Work to do
Repeat the material verbatim. Images are excluded from the copy.

Supplied material
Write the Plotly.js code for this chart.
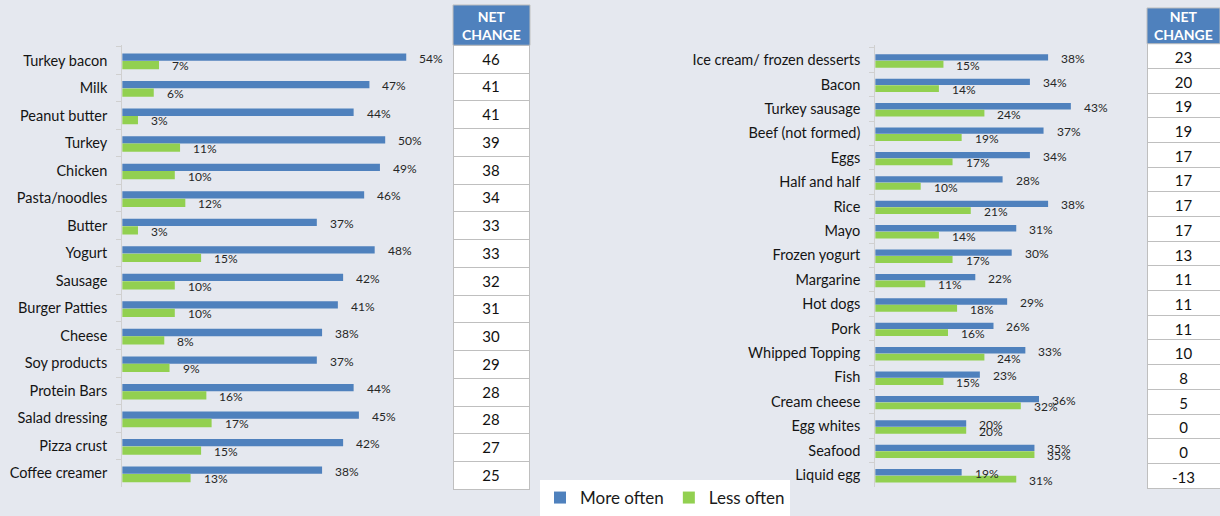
<!DOCTYPE html>
<html><head><meta charset="utf-8">
<script src="https://cdn.plot.ly/plotly-3.0.1.min.js"></script>
<style>html,body{margin:0;padding:0;background:#E5E8EF;overflow:hidden}</style>
</head><body><div id="chart" style="width:1220px;height:516px"></div>
<script>
const leftCategories = ["Turkey bacon","Milk","Peanut butter","Turkey","Chicken","Pasta/noodles","Butter","Yogurt","Sausage","Burger Patties","Cheese","Soy products","Protein Bars","Salad dressing","Pizza crust","Coffee creamer"];
const leftMoreOften = [54,47,44,50,49,46,37,48,42,41,38,37,44,45,42,38];
const leftLessOften = [7,6,3,11,10,12,3,15,10,10,8,9,16,17,15,13];
const leftNetChange = [46,41,41,39,38,34,33,33,32,31,30,29,28,28,27,25];

const rightCategories = ["Ice cream/ frozen desserts","Bacon","Turkey sausage","Beef (not formed)","Eggs","Half and half","Rice","Mayo","Frozen yogurt","Margarine","Hot dogs","Pork","Whipped Topping","Fish","Cream cheese","Egg whites","Seafood","Liquid egg"];
const rightMoreOften = [38,34,43,37,34,28,38,31,30,22,29,26,33,23,36,20,35,19];
const rightLessOften = [15,14,24,19,17,10,21,14,17,11,18,16,24,15,32,20,35,31];
const rightNetChange = [23,20,19,19,17,17,17,17,13,11,11,11,10,8,5,0,0,-13];

const seriesNames = ["More often","Less often"];
const tableHeader = "<b>NET<br>CHANGE</b>";

const BLUE = '#4F81BD', GREEN = '#92D050', BG = '#E5E8EF';
const FONT = 'Lato, "Open Sans", sans-serif';
const W = 1220, H = 516;

// table geometry (pixels from top-left)
const leftTable = {x0:453, x1:530, top:5, headBottom:45.5, rowsTop:45.5, rowH:27.75};
const rightTable = {x0:1147, x1:1220, top:8, headBottom:44, rowsTop:44, rowH:24.68};

function tableTrace(t, vals) {
  return {type:'table', domain:{x:[t.x0/W, t.x1/W], y:[0, (H - t.rowsTop + 16)/H]},
    header:{values:[], fill:{color:'rgba(0,0,0,0)'}, line:{width:0, color:'rgba(0,0,0,0)'}},
    cells:{values:[vals], height:t.rowH, align:'center', fill:{color:'white'},
           line:{color:'#BFBFBF', width:1}, font:{family:FONT, size:15, color:'#111111'}}};
}

const traces = [
  {type:'bar', orientation:'h', y:leftCategories, x:leftMoreOften, xaxis:'x', yaxis:'y',
   name:seriesNames[0], legendgroup:'more', marker:{color:BLUE}, width:0.265, offset:-0.25, hoverinfo:'x+y'},
  {type:'bar', orientation:'h', y:leftCategories, x:leftLessOften, xaxis:'x', yaxis:'y',
   name:seriesNames[1], legendgroup:'less', marker:{color:GREEN}, width:0.3, offset:0.02, hoverinfo:'x+y'},
  {type:'bar', orientation:'h', y:rightCategories, x:rightMoreOften, xaxis:'x2', yaxis:'y2',
   name:seriesNames[0], legendgroup:'more', showlegend:false, marker:{color:BLUE}, width:0.26, offset:-0.24, hoverinfo:'x+y'},
  {type:'bar', orientation:'h', y:rightCategories, x:rightLessOften, xaxis:'x2', yaxis:'y2',
   name:seriesNames[1], legendgroup:'less', showlegend:false, marker:{color:GREEN}, width:0.28, offset:0.03, hoverinfo:'x+y'},
  tableTrace(leftTable, leftNetChange),
  tableTrace(rightTable, rightNetChange)
];

const annotations = [];
function addLabels(cats, vals, xref, yref, yshift) {
  cats.forEach((c, i) => {
    annotations.push({x: vals[i], y: c, xref: xref, yref: yref, text: vals[i] + '%',
      showarrow: false, xanchor: 'left', yanchor: 'middle', xshift: 11, yshift: yshift,
      font: {family: FONT, size: 12, color: '#262626'}});
  });
}
addLabels(leftCategories, leftMoreOften, 'x', 'y', 2.2);
addLabels(leftCategories, leftLessOften, 'x', 'y', -5.5);
addLabels(rightCategories, rightMoreOften, 'x2', 'y2', 1.6);
addLabels(rightCategories, rightLessOften, 'x2', 'y2', -5.2);

const shapes = [];
[leftTable, rightTable].forEach(t => {
  shapes.push({type:'rect', xref:'paper', yref:'paper', x0:t.x0/W, x1:t.x1/W,
    y0:(H - t.headBottom)/H, y1:(H - t.top)/H, fillcolor:BLUE, line:{color:'#BFBFBF', width:1}, layer:'above'});
  annotations.push({xref:'paper', yref:'paper', x:(t.x0 + t.x1)/2/W, y:(H - (t.top + t.headBottom)/2)/H,
    xanchor:'center', yanchor:'middle', showarrow:false, text:tableHeader,
    font:{family:FONT, size:14, color:'white'}});
});

const yAxisCommon = {type:'category', autorange:'reversed', showline:true, linecolor:'#D0D0D0', linewidth:1,
  ticks:'outside', tickson:'boundaries', ticklen:5, tickcolor:'#D0D0D0', ticklabelstandoff:11,
  showgrid:false, zeroline:false, tickfont:{family:FONT, size:14.5, color:'#141414'}, fixedrange:true};
const xAxisCommon = {showgrid:false, zeroline:false, showticklabels:false, ticks:'', showline:false, fixedrange:true};

const layout = {
  width: W, height: H, margin:{l:0, r:0, t:0, b:0},
  paper_bgcolor: BG, plot_bgcolor: BG,
  font:{family:FONT, color:'#1A1A1A'},
  showlegend: true,
  legend:{orientation:'h', x:540/W, xanchor:'left', y:33/H, yanchor:'top', bgcolor:'white',
          font:{family:FONT, size:17, color:'#1A1A1A'}, itemwidth:30, traceorder:'normal'},
  xaxis: Object.assign({}, xAxisCommon, {domain:[122.2/W, (122.2 + 60*5.26)/W], range:[0,60], anchor:'y'}),
  yaxis: Object.assign({}, yAxisCommon, {domain:[(H-490)/H, (H-45.7)/H], anchor:'x'}),
  xaxis2: Object.assign({}, xAxisCommon, {domain:[875.2/W, (875.2 + 50*4.55)/W], range:[0,50], anchor:'y2'}),
  yaxis2: Object.assign({}, yAxisCommon, {domain:[(H-490)/H, (H-45.7)/H], anchor:'x2'}),
  shapes: shapes,
  annotations: annotations
};

Plotly.newPlot('chart', traces, layout, {displayModeBar:false});
</script></body></html>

Exercise answer
Write the Plotly.js code for this chart.
<!DOCTYPE html>
<html><head><meta charset="utf-8">
<script src="https://cdn.plot.ly/plotly-3.0.1.min.js"></script>
<style>html,body{margin:0;padding:0;background:#E5E8EF;overflow:hidden}</style>
</head><body><div id="chart" style="width:1220px;height:516px"></div>
<script>
const leftCategories = ["Turkey bacon","Milk","Peanut butter","Turkey","Chicken","Pasta/noodles","Butter","Yogurt","Sausage","Burger Patties","Cheese","Soy products","Protein Bars","Salad dressing","Pizza crust","Coffee creamer"];
const leftMoreOften = [54,47,44,50,49,46,37,48,42,41,38,37,44,45,42,38];
const leftLessOften = [7,6,3,11,10,12,3,15,10,10,8,9,16,17,15,13];
const leftNetChange = [46,41,41,39,38,34,33,33,32,31,30,29,28,28,27,25];

const rightCategories = ["Ice cream/ frozen desserts","Bacon","Turkey sausage","Beef (not formed)","Eggs","Half and half","Rice","Mayo","Frozen yogurt","Margarine","Hot dogs","Pork","Whipped Topping","Fish","Cream cheese","Egg whites","Seafood","Liquid egg"];
const rightMoreOften = [38,34,43,37,34,28,38,31,30,22,29,26,33,23,36,20,35,19];
const rightLessOften = [15,14,24,19,17,10,21,14,17,11,18,16,24,15,32,20,35,31];
const rightNetChange = [23,20,19,19,17,17,17,17,13,11,11,11,10,8,5,0,0,-13];

const seriesNames = ["More often","Less often"];
const tableHeader = "<b>NET<br>CHANGE</b>";

const BLUE = '#4F81BD', GREEN = '#92D050', BG = '#E5E8EF';
const FONT = 'Lato, "Open Sans", sans-serif';
const W = 1220, H = 516;

// table geometry (pixels from top-left)
const leftTable = {x0:453, x1:530, top:5, headBottom:45.5, rowsTop:45.5, rowH:27.75};
const rightTable = {x0:1147, x1:1220, top:8, headBottom:44, rowsTop:44, rowH:24.68};

function tableTrace(t, vals) {
  return {type:'table', domain:{x:[t.x0/W, t.x1/W], y:[0, (H - t.rowsTop + 16)/H]},
    header:{values:[], fill:{color:'rgba(0,0,0,0)'}, line:{width:0, color:'rgba(0,0,0,0)'}},
    cells:{values:[vals], height:t.rowH, align:'center', fill:{color:'white'},
           line:{color:'#BFBFBF', width:1}, font:{family:FONT, size:15, color:'#111111'}}};
}

const traces = [
  {type:'bar', orientation:'h', y:leftCategories, x:leftMoreOften, xaxis:'x', yaxis:'y',
   name:seriesNames[0], legendgroup:'more', marker:{color:BLUE}, width:0.265, offset:-0.25, hoverinfo:'x+y'},
  {type:'bar', orientation:'h', y:leftCategories, x:leftLessOften, xaxis:'x', yaxis:'y',
   name:seriesNames[1], legendgroup:'less', marker:{color:GREEN}, width:0.3, offset:0.02, hoverinfo:'x+y'},
  {type:'bar', orientation:'h', y:rightCategories, x:rightMoreOften, xaxis:'x2', yaxis:'y2',
   name:seriesNames[0], legendgroup:'more', showlegend:false, marker:{color:BLUE}, width:0.26, offset:-0.24, hoverinfo:'x+y'},
  {type:'bar', orientation:'h', y:rightCategories, x:rightLessOften, xaxis:'x2', yaxis:'y2',
   name:seriesNames[1], legendgroup:'less', showlegend:false, marker:{color:GREEN}, width:0.28, offset:0.03, hoverinfo:'x+y'},
  tableTrace(leftTable, leftNetChange),
  tableTrace(rightTable, rightNetChange)
];

const annotations = [];
function addLabels(cats, vals, xref, yref, yshift) {
  cats.forEach((c, i) => {
    annotations.push({x: vals[i], y: c, xref: xref, yref: yref, text: vals[i] + '%',
      showarrow: false, xanchor: 'left', yanchor: 'middle', xshift: 11, yshift: yshift,
      font: {family: FONT, size: 12, color: '#262626'}});
  });
}
addLabels(leftCategories, leftMoreOften, 'x', 'y', 2.2);
addLabels(leftCategories, leftLessOften, 'x', 'y', -5.5);
addLabels(rightCategories, rightMoreOften, 'x2', 'y2', 1.6);
addLabels(rightCategories, rightLessOften, 'x2', 'y2', -5.2);

const shapes = [];
[leftTable, rightTable].forEach(t => {
  shapes.push({type:'rect', xref:'paper', yref:'paper', x0:t.x0/W, x1:t.x1/W,
    y0:(H - t.headBottom)/H, y1:(H - t.top)/H, fillcolor:BLUE, line:{color:'#BFBFBF', width:1}, layer:'above'});
  annotations.push({xref:'paper', yref:'paper', x:(t.x0 + t.x1)/2/W, y:(H - (t.top + t.headBottom)/2)/H,
    xanchor:'center', yanchor:'middle', showarrow:false, text:tableHeader,
    font:{family:FONT, size:14, color:'white'}});
});

const yAxisCommon = {type:'category', autorange:'reversed', showline:true, linecolor:'#D0D0D0', linewidth:1,
  ticks:'outside', tickson:'boundaries', ticklen:5, tickcolor:'#D0D0D0', ticklabelstandoff:11,
  showgrid:false, zeroline:false, tickfont:{family:FONT, size:14.5, color:'#141414'}, fixedrange:true};
const xAxisCommon = {showgrid:false, zeroline:false, showticklabels:false, ticks:'', showline:false, fixedrange:true};

const layout = {
  width: W, height: H, margin:{l:0, r:0, t:0, b:0},
  paper_bgcolor: BG, plot_bgcolor: BG,
  font:{family:FONT, color:'#1A1A1A'},
  showlegend: true,
  legend:{orientation:'h', x:540/W, xanchor:'left', y:33/H, yanchor:'top', bgcolor:'white',
          font:{family:FONT, size:17, color:'#1A1A1A'}, itemwidth:30, traceorder:'normal'},
  xaxis: Object.assign({}, xAxisCommon, {domain:[122.2/W, (122.2 + 60*5.26)/W], range:[0,60], anchor:'y'}),
  yaxis: Object.assign({}, yAxisCommon, {domain:[(H-490)/H, (H-45.7)/H], anchor:'x'}),
  xaxis2: Object.assign({}, xAxisCommon, {domain:[875.2/W, (875.2 + 50*4.55)/W], range:[0,50], anchor:'y2'}),
  yaxis2: Object.assign({}, yAxisCommon, {domain:[(H-490)/H, (H-45.7)/H], anchor:'x2'}),
  shapes: shapes,
  annotations: annotations
};

Plotly.newPlot('chart', traces, layout, {displayModeBar:false});
</script></body></html>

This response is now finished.